Joyce Carol Oates’ take on the life of Marilyn Monroe was not a straightforward biography, but rather, a melange of moments and experiences in the screen star’s life. The author burrowed deep into Marilyn’s psyche, interpreting the events that shaped her life and fed the trauma she suffered from for the 36 years she was alive. The way Oates told the tale may not have held together as historical fidelity, but her prose certainly captured what was likely going on in Marilyn’s head as she reacted to so much tragedy.
Andrew Dominik’s new film BLONDE is a screen adaptation of Oates’ book and it too eschews traditional biopic tropes. Gone is any easy A to B to C storyline, replaced instead by a focus on the big themes in Marilyn’s life: her quest to be accepted, respected, and loved. Anchored by a revelatory lead performance by Ana de Armas, BLONDE is a disturbing portrait of a fragile soul, used and abused from childhood on, living a life that was too often that of a waking nightmare. It’s a strange film to watch, both love letter and horror show, and yet like other fever dream biopics such as Pablo Larrain’s JACKIE in 2016 and SPENCER in 2021, it asks us to witness the unraveling of a woman’s life from inside her head.
BLONDE also reminded me of Dominik’s superb biopic from 2007, THE ASSASSINATION OF JESSE JAMES BY THE COWARD ROBERT FORD. The central character of that film was the famed outlaw, of course, a simple man having oodles of trouble handling his worldwide celebrity. Similarly, Marilyn could never quite fathom being the planet’s biggest movie star in the 1950s, and that mantel brought her as much misery as joy, all showcased in BLONDE.
But before she got to issues of global fame, the former Norma Jean Mortenson had to deal with plenty of other horrors. When she was seven, Norma Jean’s unloving mother (Julianne Nicholson) tried to drown her in the bathtub. Years later, Marilyn was raped during an audition by 20th Century Fox mogul Daryl Zanuck. And Marilyn’s marriage to New York Yankee’s slugger Joe DiMaggio (Bobby Cannavale) was no cakewalk either. His jealousy of her sexpot reputation led him to beat her and throughout all these scenes, Monroe’s anguish is palpable.
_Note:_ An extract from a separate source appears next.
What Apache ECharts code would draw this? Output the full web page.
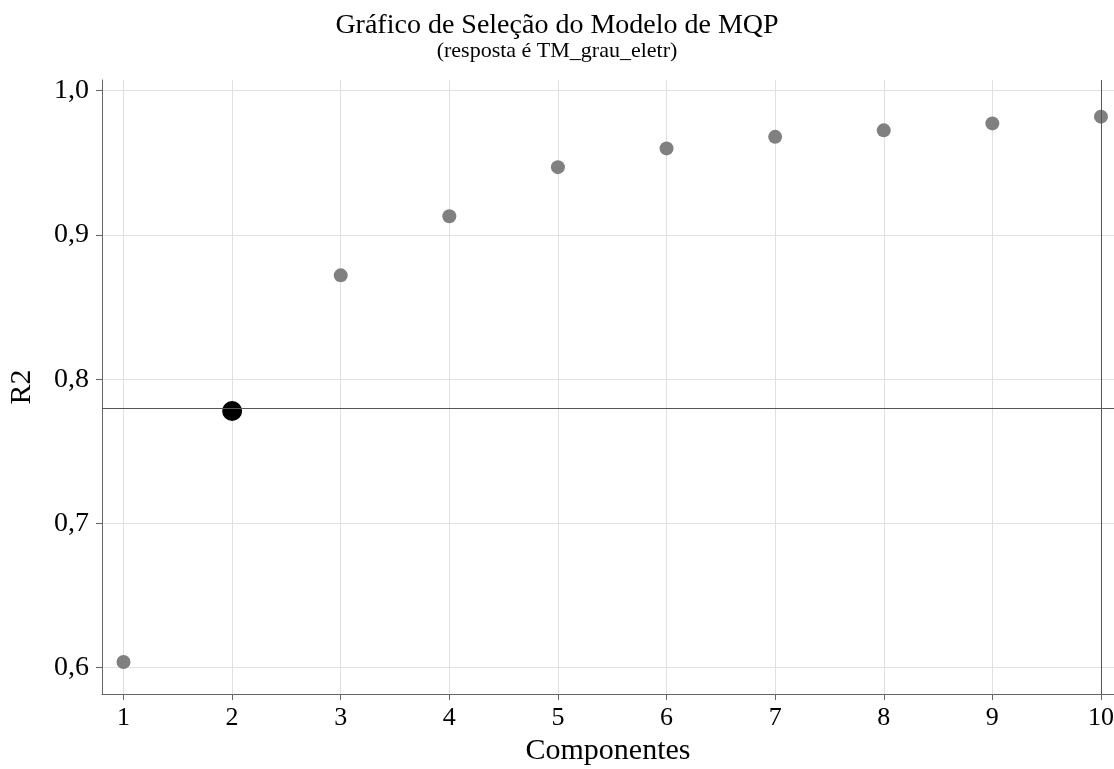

Indeed, BLONDE is often depressing, yet there are plenty of moments of beauty and joy to be found too. Chayse Irvin’s cinematography is stunning, showcasing Marilyn’s beauty, her exuberance, and the bright sunshine bathing LA. And when Marilyn aces auditions or scores points describing the deeper meaning of Miller’s prose to him over lunch, Irvin shoots such scenes in crisp black and white to emphasize how definitive such wins were for her. The production design by Florencia Martin captures the period beautifully without it feeling too shiny and pristine. And composers Nick Cave and Warren Ellis contribute a score that runs the gamut from heavenly to heavy-laden with anxiety.
The supporting players all make strong impressions here as well, especially Lily Fisher as the young Norma Jean. Nicholson and Cannavale play their villain roles superbly, even managing to conjure some sympathy for their devils. And Brody portrays Miller as a caring and sensitive mensch, one of the few well-intentioned men in Marilyn’s life as presented here.
Of course, almost all of the success of the film boils down to how well Ana de Armas plays Marilyn and she thoroughly aces the part. It’s a vivid portrayal that showcases Marilyn’s sexual prowess, her little-girl-lost vulnerability, not to mention her shrewd intelligence and instinctive talents as a performer. Marilyn could shine in both drama (BUS STOP) and comedy (SOME LIKE IT HOT), and so too does de Armas here. And when Marilyn becomes consumed by drug addiction in the third act, de Armas makes the character absolutely heartbreaking.
At times in the film, such as when Marilyn tells us precisely what she is thinking, the script feels too on the nose. Some of Dominik’s symbolism gets heavy-handed too, especially the mysterious photo of the man who was supposedly Norma Jean’s father. At times, the character animates out of the picture frame and it feels cheesy. Thankfully, most of the rest of Dominik’s direction is sophisticated and nuanced.
BLONDE will likely be very polarizing as this kind of non-linear, POV storytelling can feel disjointed and erratic, but isn’t that in keeping with Marilyn’s life? BLONDE is a devastating portrait of sorrow, and as Marilyn gets put through the wringer, so do we. Dominik wants us to feel her pain. And boy, do we ever.